Other probes of dark matter halos include globular clusters (e.g. Huchra and Brodie 1987; Mould et al. 1990; Grillmair et al. 1994), planetary nebulae (Ford et al. 1989), hot X-ray emitting gas (e.g. Forman et al. 1985; Fabbiano 1989), and stellar velocity dispersions (e.g. Binney et al. 1990), all of which have been investigated in relation to elliptical galaxies where neutral hydrogen disks are not usually detected. Satellite galaxies are, of course, farther out, and could in principle constrain the large scale mass distribution, but there are usually not enough of them to obtain statistically significant results for any given galaxy.

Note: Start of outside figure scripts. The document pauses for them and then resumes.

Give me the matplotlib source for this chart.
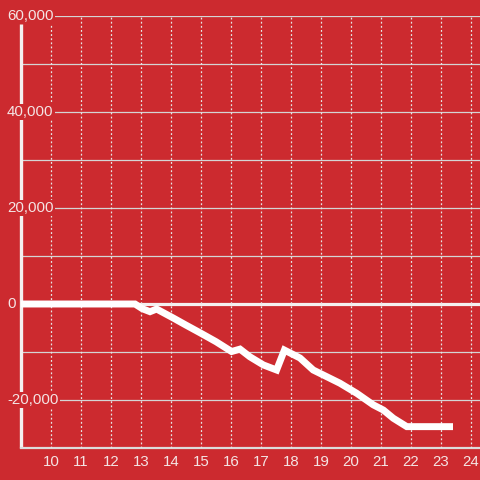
import matplotlib
matplotlib.use("Agg")
import matplotlib.pyplot as plt
from matplotlib.transforms import blended_transform_factory

# Data
x_vals = [9.0, 12.8, 13.05, 13.3, 13.52, 14.07, 14.5, 14.97, 15.5, 16.02, 16.3,
          16.63, 17.08, 17.52, 17.78, 18.3, 18.74, 19.08, 19.63, 20.19, 20.74,
          21.08, 21.41, 21.86, 23.4]
y_vals = [0, 0, -1000, -1600, -1050, -2900, -4400, -6000, -7850, -9900, -9400,
          -11000, -12700, -13750, -9600, -11250, -13750, -14800, -16500, -18600,
          -21000, -22100, -23800, -25550, -25550]
x_ticks = list(range(10, 25))
y_label_vals = [-20000, 0, 20000, 40000, 60000]
y_grid_vals = [-20000, -10000, 10000, 20000, 30000, 40000, 50000, 60000]

BG = "#cc2a2f"
TXT = "#f4e4e4"

plt.rcParams["font.family"] = ["Liberation Sans", "DejaVu Sans"]
fig = plt.figure(figsize=(4.8, 4.8), dpi=100, facecolor=BG)
ax = fig.add_axes([21/480, 32/480, 459/480, 432/480])
ax.set_facecolor(BG)
ax.set_xlim(9.0, 24.3)
ax.set_ylim(-30000, 60000)
for s in ["top", "right", "left"]:
    ax.spines[s].set_visible(False)
ax.spines["bottom"].set_color("#dcdcdc")
ax.spines["bottom"].set_linewidth(1.6)
ax.tick_params(axis="both", length=0)
ax.set_yticks([])
ax.set_xticks(x_ticks)
ax.set_xticklabels([str(t) for t in x_ticks], color=TXT, fontsize=10.8)
ax.tick_params(axis="x", pad=5)

# horizontal gridlines
for g in y_grid_vals:
    ax.axhline(g, color="#d4d4d4", lw=0.9, zorder=1)
# zero line
ax.axhline(0, color="#f4f0f0", lw=2.3, zorder=2)

# left spine
ax.plot([9.0, 9.0], [-30000, 58300], color="#f4f0f0", lw=2.4, zorder=2,
        clip_on=False, solid_capstyle="butt")

# vertical dotted gridlines
for t in x_ticks:
    ax.axvline(t, color="#e6e6e6", lw=0.9, ls=(0, (1.5, 1.8)), zorder=3)

# data line
ax.plot(x_vals, y_vals, color="white", lw=5, zorder=5,
        solid_capstyle="butt", solid_joinstyle="miter")

# y labels with background
tr = blended_transform_factory(fig.transFigure, ax.transData)
for v in y_label_vals:
    ax.text(7/480, v, f"{v:,}", transform=tr, ha="left", va="center",
            color=TXT, fontsize=10.8, zorder=6,
            bbox=dict(facecolor=BG, edgecolor="none", pad=1.0))

fig.savefig("out.png", dpi=100, facecolor=BG)
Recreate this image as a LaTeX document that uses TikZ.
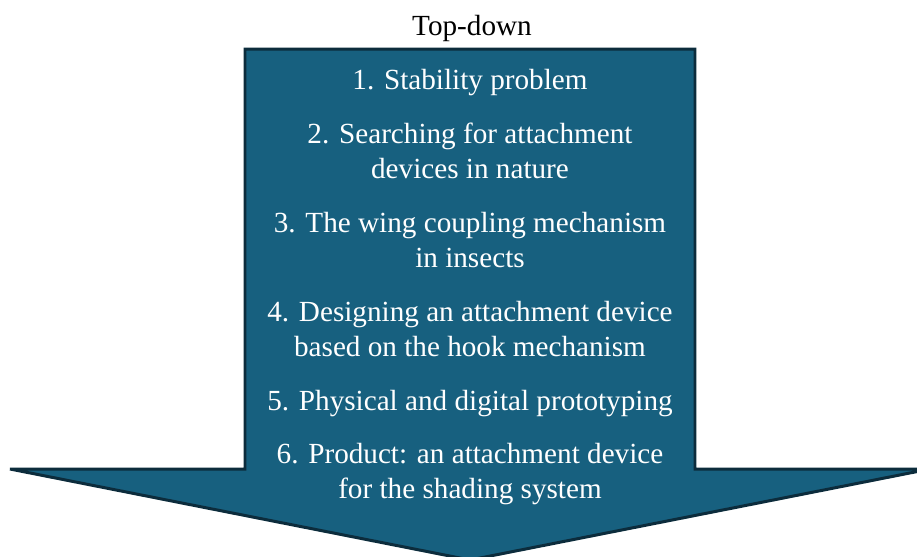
\documentclass[tikz,border=0pt]{standalone}
\usepackage{fontspec}
\setmainfont{Liberation Serif}
\usetikzlibrary{positioning}

\definecolor{arrowfill}{HTML}{17607F}
\definecolor{arrowline}{HTML}{0C2C3C}

\begin{document}
\begin{tikzpicture}[%
        x = 0.01cm, y = -0.01cm,
        stage/.style = {%
            align = center,
            text = white,
            inner sep = 0pt,
            font = \fontsize{8.3}{9.85}\selectfont
        }
    ]

        % Page frame; the arrow tip runs past the lower edge.
        \clip (0,0) rectangle (917,556);

        % The corners of the big arrow.
        \coordinate (tl) at (245,49);
        \coordinate (tr) at (695,49);
        \coordinate (sr) at (695,469);
        \coordinate (hr) at (930,469);
        \coordinate (tip) at (470,560);
        \coordinate (hl) at (10,469);
        \coordinate (sl) at (245,469);

        % The arrow itself.
        \draw[fill = arrowfill, draw = arrowline, line width = 0.85pt, line join = miter]
            (tl) -- (tr) -- (sr) -- (hr) -- (tip) -- (hl) -- (sl) -- cycle;

        % Heading above the arrow.
        \node (title) at (472,28) [stage, text = black] {Top-down};

        % The stages, top to bottom.
        \node (s1) at (470,83) [stage] {1. Stability problem};
        \node (s2) at (470,151) [stage] {2. Searching for attachment\\devices in nature};
        \node (s3) at (470,240) [stage] {3. The wing coupling mechanism\\in insects};
        \node (s4) at (470,329) [stage] {4. Designing an attachment device\\based on the hook mechanism};
        \node (s5) at (470,404) [stage] {5. Physical and digital prototyping};
        \node (s6) at (470,474) [stage] {6. Product: an attachment device\\for the shading system};
    \end{tikzpicture}
\end{document}
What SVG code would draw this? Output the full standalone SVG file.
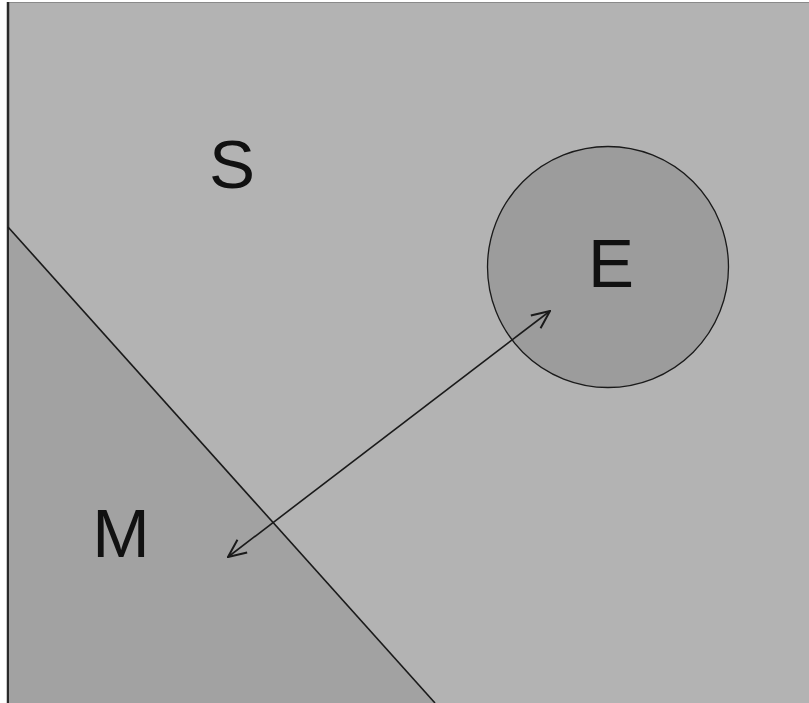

The topic of dark matter in galaxies spans the fields of observational astronomy, cosmology, and particle physics, and a review of the possible constituents proposed, baryonic and non-baryonic, is beyond the scope of this paper. Some interesting recent work involving baryonic dark matter might be mentioned, however, ranging from the straightforward to the arcane. One is the possibility that halos do not consist only of ``dark matter'', but rather ``dim matter'', for example very faint stars, which simply require deeper scrutiny to be revealed. In support of this idea, Sackett et al. 1994 have detected a faint luminous halo of starlight around NGC 5907 whose slowly declining distribution is consistent with the dark matter distribution inferred from its rotation curve. Another is the on-going work to detect ``micro-lensing'' of background stars (in, for example, the Magellanic Clouds) due to massive compact halo objects (MACHOs) in the Galactic halo, if they exist. Several detections have so far been reported (e.g. Alcock et al. 1993; Aubourg et al. 1993). Another rather different idea is that dark matter exists as small cold (2.7 K) molecular cloudlets (``clumpuscules'') of primordial material which are present in a fractal distribution over a large disk (Pfenniger et al. 1994; Pfenniger and Combes 1994). For a recent review of baryonic dark matter, see Carr 1994.